Why is the interval solution this?

[find_the_fun]

The question is solve, give transient term and interval of solution for \(\displaystyle x \frac{dy}{dx}-y = x^2 \sin{x}\) and the answer key has \(\displaystyle y=cx-x\cos{x}\) and \(\displaystyle (0, \infty)\). Why wouldn't the interval be \(\displaystyle (-\infty, \infty)\)?

 

[MarkFL]

I can see why $x=0$ is eliminated in order to write the ODE in the form:

\(\displaystyle \frac{d}{dx}\left(\frac{y}{x}\right)=\sin(x)\)

But I don't know why they have restricted $x$ only to positive values. :D

 

[find_the_fun]

I can see why $x=0$ is eliminated in order to write the ODE in the form:

\(\displaystyle \frac{d}{dx}\left(\frac{y}{x}\right)=\sin(x)\)

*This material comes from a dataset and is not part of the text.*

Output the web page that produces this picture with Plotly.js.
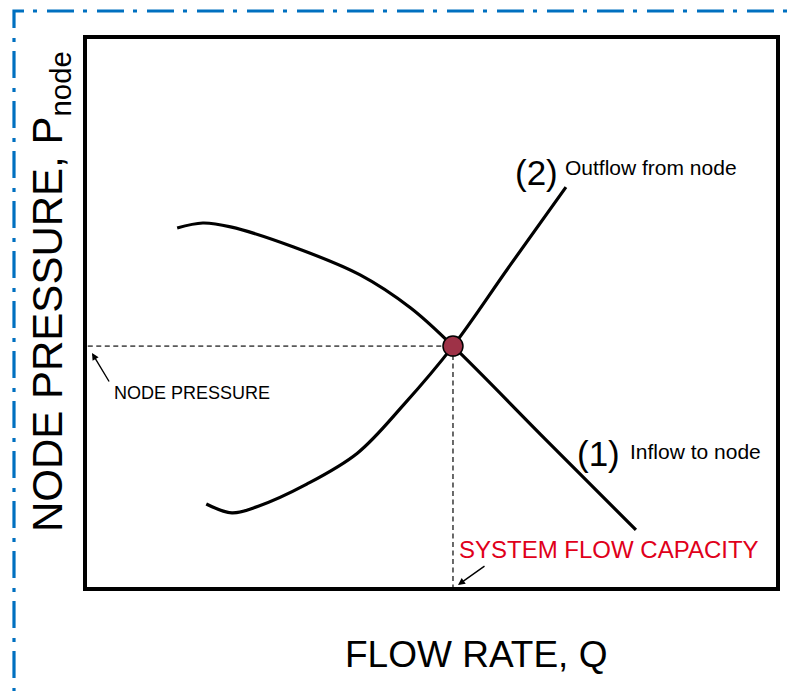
<!DOCTYPE html>
<html>
<head>
<meta charset="utf-8">
<script src="https://cdn.plot.ly/plotly-3.0.1.min.js"></script>
<style>
  html, body { margin: 0; padding: 0; background: #ffffff; }
  #chart { width: 795px; height: 691px; }
</style>
</head>
<body>
<div id="chart"></div>
<script>
// ---- Data (axis units 0..100) ----
var inflowX  = [13.3, 17.0, 21.0, 30.0, 39.7, 47.0, 53.1, 66.3, 79.5];
var inflowY  = [65.4, 66.3, 65.6, 62.0, 56.9, 50.9, 44.0, 27.3, 10.7];
var outflowX = [17.5, 21.2, 25.0, 32.0, 39.3, 46.0, 53.1, 61.2, 69.4];
var outflowY = [15.4, 13.8, 15.0, 19.0, 24.6, 33.4, 44.0, 58.4, 72.8];
var nodeQ = [53.1];
var nodeP = [44.0];
var refLineX = [0.4, 53.1, 53.1];
var refLineY = [44.0, 44.0, 0];

// ---- layout helpers (pixel -> paper) ----
var L = 85, R = 778, T = 37, B = 589;
function X(px) { return (px - L) / (R - L); }
function Y(py) { return (B - py) / (B - T); }

var FONT = "Liberation Sans, Arial, Helvetica, sans-serif";

var traces = [
  { x: refLineX, y: refLineY, mode: 'lines', hoverinfo: 'skip',
    line: { color: '#5a5a5a', width: 1.8, dash: '5px,3.5px' } },
  { x: inflowX, y: inflowY, mode: 'lines',
    line: { color: '#000000', width: 3.2, shape: 'spline', smoothing: 1 } },
  { x: outflowX, y: outflowY, mode: 'lines',
    line: { color: '#000000', width: 3.2, shape: 'spline', smoothing: 1 } },
  { x: nodeQ, y: nodeP, mode: 'markers',
    marker: { size: 20, color: '#9E3247', line: { color: '#000000', width: 1.5 } } }
];

function txt(text, px, py, size, xanchor, color, extra) {
  var a = { xref: 'paper', yref: 'paper', x: X(px), y: Y(py), text: text,
            showarrow: false, xanchor: xanchor, yanchor: 'middle',
            font: { family: FONT, size: size, color: color || '#000000' } };
  for (var k in extra) a[k] = extra[k];
  return a;
}

var annotations = [
  txt('(2)', 536.5, 172, 35, 'center'),
  txt('Outflow from node', 563, 167, 21, 'left'),
  txt('(1)', 598.5, 453, 35, 'center'),
  txt('Inflow to node', 628, 451, 21, 'left'),
  txt('NODE PRESSURE', 112, 393, 18, 'left'),
  txt('SYSTEM FLOW CAPACITY', 457, 549, 24, 'left', '#E0001A'),
  txt('FLOW RATE, Q', 476, 654, 37, 'center'),
  txt('NODE PRESSURE, P<sub>node</sub>', 50, 292, 42, 'center', '#000000', { textangle: -90 }),
  // arrows
  { xref: 'paper', yref: 'paper', x: X(92), y: Y(353), text: '', showarrow: true,
    ax: 18, ay: 30, arrowhead: 2, arrowsize: 1, arrowwidth: 1.4, arrowcolor: '#000000' },
  { xref: 'paper', yref: 'paper', x: X(458), y: Y(585), text: '', showarrow: true,
    ax: 28, ay: -20, arrowhead: 2, arrowsize: 1, arrowwidth: 1.4, arrowcolor: '#000000' }
];

var shapes = [
  // plot frame
  { type: 'rect', xref: 'paper', yref: 'paper', x0: 0, x1: 1, y0: 0, y1: 1,
    line: { color: '#000000', width: 4 } },
  // blue dash-dot page frame (top + left)
  { type: 'path', xref: 'paper', yref: 'paper',
    path: 'M ' + X(824) + ',' + Y(11) + ' L ' + X(14) + ',' + Y(11) + ' L ' + X(14) + ',' + Y(700),
    line: { color: '#0070C0', width: 3.2, dash: '27px,10px,4px,9px' } }
];

var layout = {
  width: 795, height: 691,
  margin: { l: L, r: 795 - R, t: T, b: 691 - B, pad: 0 },
  paper_bgcolor: '#ffffff', plot_bgcolor: '#ffffff',
  showlegend: false,
  xaxis: { range: [0, 100], showgrid: false, zeroline: false, showticklabels: false,
           ticks: '', showline: false, fixedrange: true },
  yaxis: { range: [0, 100], showgrid: false, zeroline: false, showticklabels: false,
           ticks: '', showline: false, fixedrange: true },
  annotations: annotations,
  shapes: shapes,
  font: { family: FONT }
};

Plotly.newPlot('chart', traces, layout, { displayModeBar: false, staticPlot: true });
</script>
</body>
</html>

But I don't know why they have restricted $x$ only to positive values. :D

Isn't it because interval has to be continuous i.e. can't have a break at 0?

 

[MarkFL]

Isn't it because interval has to be continuous i.e. can't have a break at 0?

What I mean is I don't see why the interval $(-\infty,0)$ couldn't be chosen either. Not both, but one or the other. :D

 

[Ackbach]

Was there an initial condition? If so, was it in $(-\infty,0)$ or $(0,\infty)$?